Cintineo et al (2015)¹⁰ reported on the use of XARELTO in a 60-year-old woman with AF and a history of proximal RYGB surgery. The patient had received vitamin K antagonist (VKA) therapy prior to bariatric surgery but was not receiving anticoagulant therapy immediately before or following the gastric bypass procedure. Three years postoperatively, a diagnosis of transient ischemic attack resulted in initiation of XARELTO 20 mg once daily. A chromogenic, anti-Xa assay assessed the potential effects of gastric bypass on XARELTO levels. Trough plasma concentration, which was collected 23 hours after administration of XARELTO 20 mg, was <30 mcg/mL. Peak plasma concentration, which was collected 2 hours after administration, was 275 mcg/mL. INR and prothrombin values were consistent with an anticoagulant effect. XARELTO absorption was found to be immediate and not reduced in this patient following gastric bypass.

Mahlmann et al (2013)¹¹ described a 27-year-old woman who was initiated on XARELTO therapy for prevention of VTE after undergoing gastric bypass without gastrectomy and Y-gastro-jejunostomy. The patient had previously received a VKA for long-term anticoagulant therapy due to recurrent VTE but had unstable INR and coagulation values. She was at a high risk for VTE due to prior VTE episodes and required continued anticoagulation. After switching to XARELTO 20 mg once daily, plasma drug concentrations, INR, and activated partial thromboplastin time were measured.
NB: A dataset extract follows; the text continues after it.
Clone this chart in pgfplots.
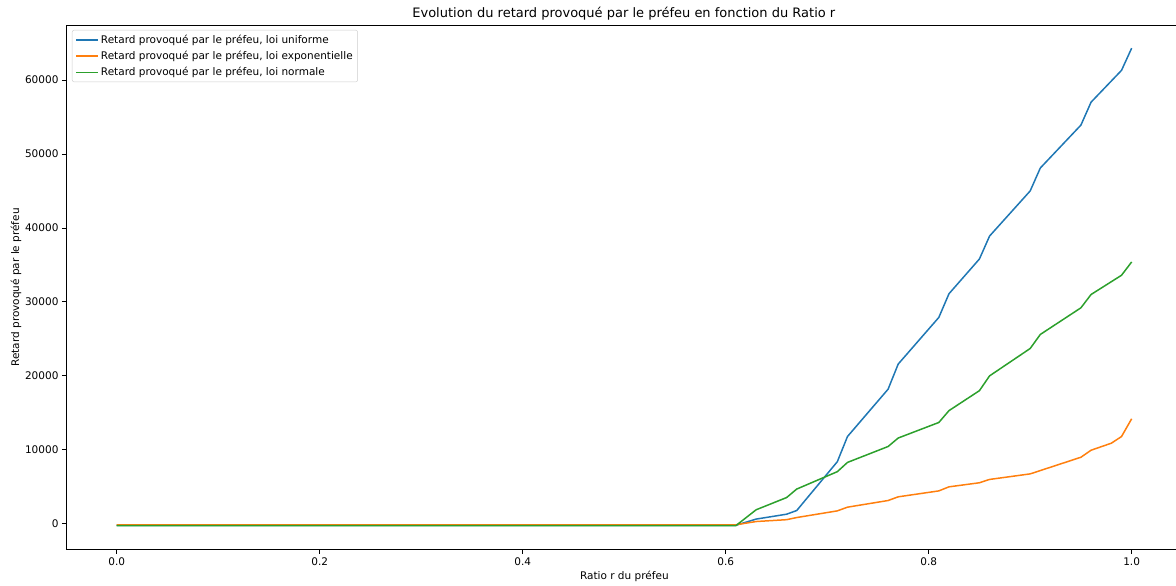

Following the first XARELTO dose, plasma drug concentrations increased rapidly, reaching peak values that were within the expected range. See Table: Plasma Concentrations After Administration of XARELTO 20 mg Once Daily in a Patient Who Underwent Bariatric Surgery.
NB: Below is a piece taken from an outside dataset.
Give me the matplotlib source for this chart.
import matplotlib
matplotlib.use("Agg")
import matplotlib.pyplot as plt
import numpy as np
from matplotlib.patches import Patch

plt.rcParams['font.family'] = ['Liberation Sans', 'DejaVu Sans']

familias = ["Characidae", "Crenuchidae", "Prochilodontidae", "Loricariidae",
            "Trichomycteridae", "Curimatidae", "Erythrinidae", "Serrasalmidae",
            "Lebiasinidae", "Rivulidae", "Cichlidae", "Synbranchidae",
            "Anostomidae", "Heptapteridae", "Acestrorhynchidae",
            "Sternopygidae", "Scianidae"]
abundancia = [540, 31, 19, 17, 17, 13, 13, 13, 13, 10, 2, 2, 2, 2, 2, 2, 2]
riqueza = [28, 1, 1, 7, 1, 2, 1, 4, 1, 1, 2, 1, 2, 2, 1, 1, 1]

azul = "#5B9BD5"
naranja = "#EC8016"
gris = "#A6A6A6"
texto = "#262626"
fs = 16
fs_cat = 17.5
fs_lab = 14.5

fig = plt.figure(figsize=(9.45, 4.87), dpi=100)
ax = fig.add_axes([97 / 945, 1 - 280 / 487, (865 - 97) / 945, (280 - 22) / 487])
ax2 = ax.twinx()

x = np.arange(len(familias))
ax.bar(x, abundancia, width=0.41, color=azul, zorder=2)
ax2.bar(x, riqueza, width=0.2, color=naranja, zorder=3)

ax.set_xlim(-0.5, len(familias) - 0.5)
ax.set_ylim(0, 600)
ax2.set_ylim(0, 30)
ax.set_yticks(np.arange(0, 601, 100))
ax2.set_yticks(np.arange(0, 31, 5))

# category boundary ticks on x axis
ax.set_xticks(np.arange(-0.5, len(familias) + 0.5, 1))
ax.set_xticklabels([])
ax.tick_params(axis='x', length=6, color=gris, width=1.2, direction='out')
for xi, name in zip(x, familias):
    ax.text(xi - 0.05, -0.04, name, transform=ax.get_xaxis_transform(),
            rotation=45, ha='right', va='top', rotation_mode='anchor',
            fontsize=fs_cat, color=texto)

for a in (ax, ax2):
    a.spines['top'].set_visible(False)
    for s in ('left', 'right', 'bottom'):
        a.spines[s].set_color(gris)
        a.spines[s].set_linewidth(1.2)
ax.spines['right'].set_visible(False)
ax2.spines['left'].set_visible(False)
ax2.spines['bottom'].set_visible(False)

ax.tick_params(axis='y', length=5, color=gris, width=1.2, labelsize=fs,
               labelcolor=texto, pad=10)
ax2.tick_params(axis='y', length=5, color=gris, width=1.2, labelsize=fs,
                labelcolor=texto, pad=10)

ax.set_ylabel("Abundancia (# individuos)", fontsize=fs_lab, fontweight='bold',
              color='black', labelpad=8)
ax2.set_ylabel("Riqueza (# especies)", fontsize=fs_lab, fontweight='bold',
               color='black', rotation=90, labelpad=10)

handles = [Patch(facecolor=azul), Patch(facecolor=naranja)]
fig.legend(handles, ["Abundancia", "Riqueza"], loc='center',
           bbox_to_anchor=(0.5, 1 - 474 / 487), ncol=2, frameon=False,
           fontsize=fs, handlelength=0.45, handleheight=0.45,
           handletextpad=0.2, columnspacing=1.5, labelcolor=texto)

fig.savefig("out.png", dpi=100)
The peak plasma concentrations that were achieved suggest that standard-dose XARELTO resulted in therapeutic anti-Xa levels and was not significantly impaired by bariatric surgery in this patient.¹¹

Higher XARELTO doses, which are used for prevention of stroke in AF and for treatment of VTE, have poor bioavailability (~66% for a 20-mg dose). PK studies have shown that the bioavailability of these higher doses is significantly improved (≥80%) when taken with food. It has been suggested that low caloric intake (~500 calories per day), which is typical after bariatric surgery, may affect the absorption of XARELTO.⁵

LITERATURE SEARCH

A literature search of MEDLINE^®, EMBASE^®, BIOSIS Previews^®, DERWENT^® (and/or other resources, including internal/external databases) was conducted on 15 November 2024.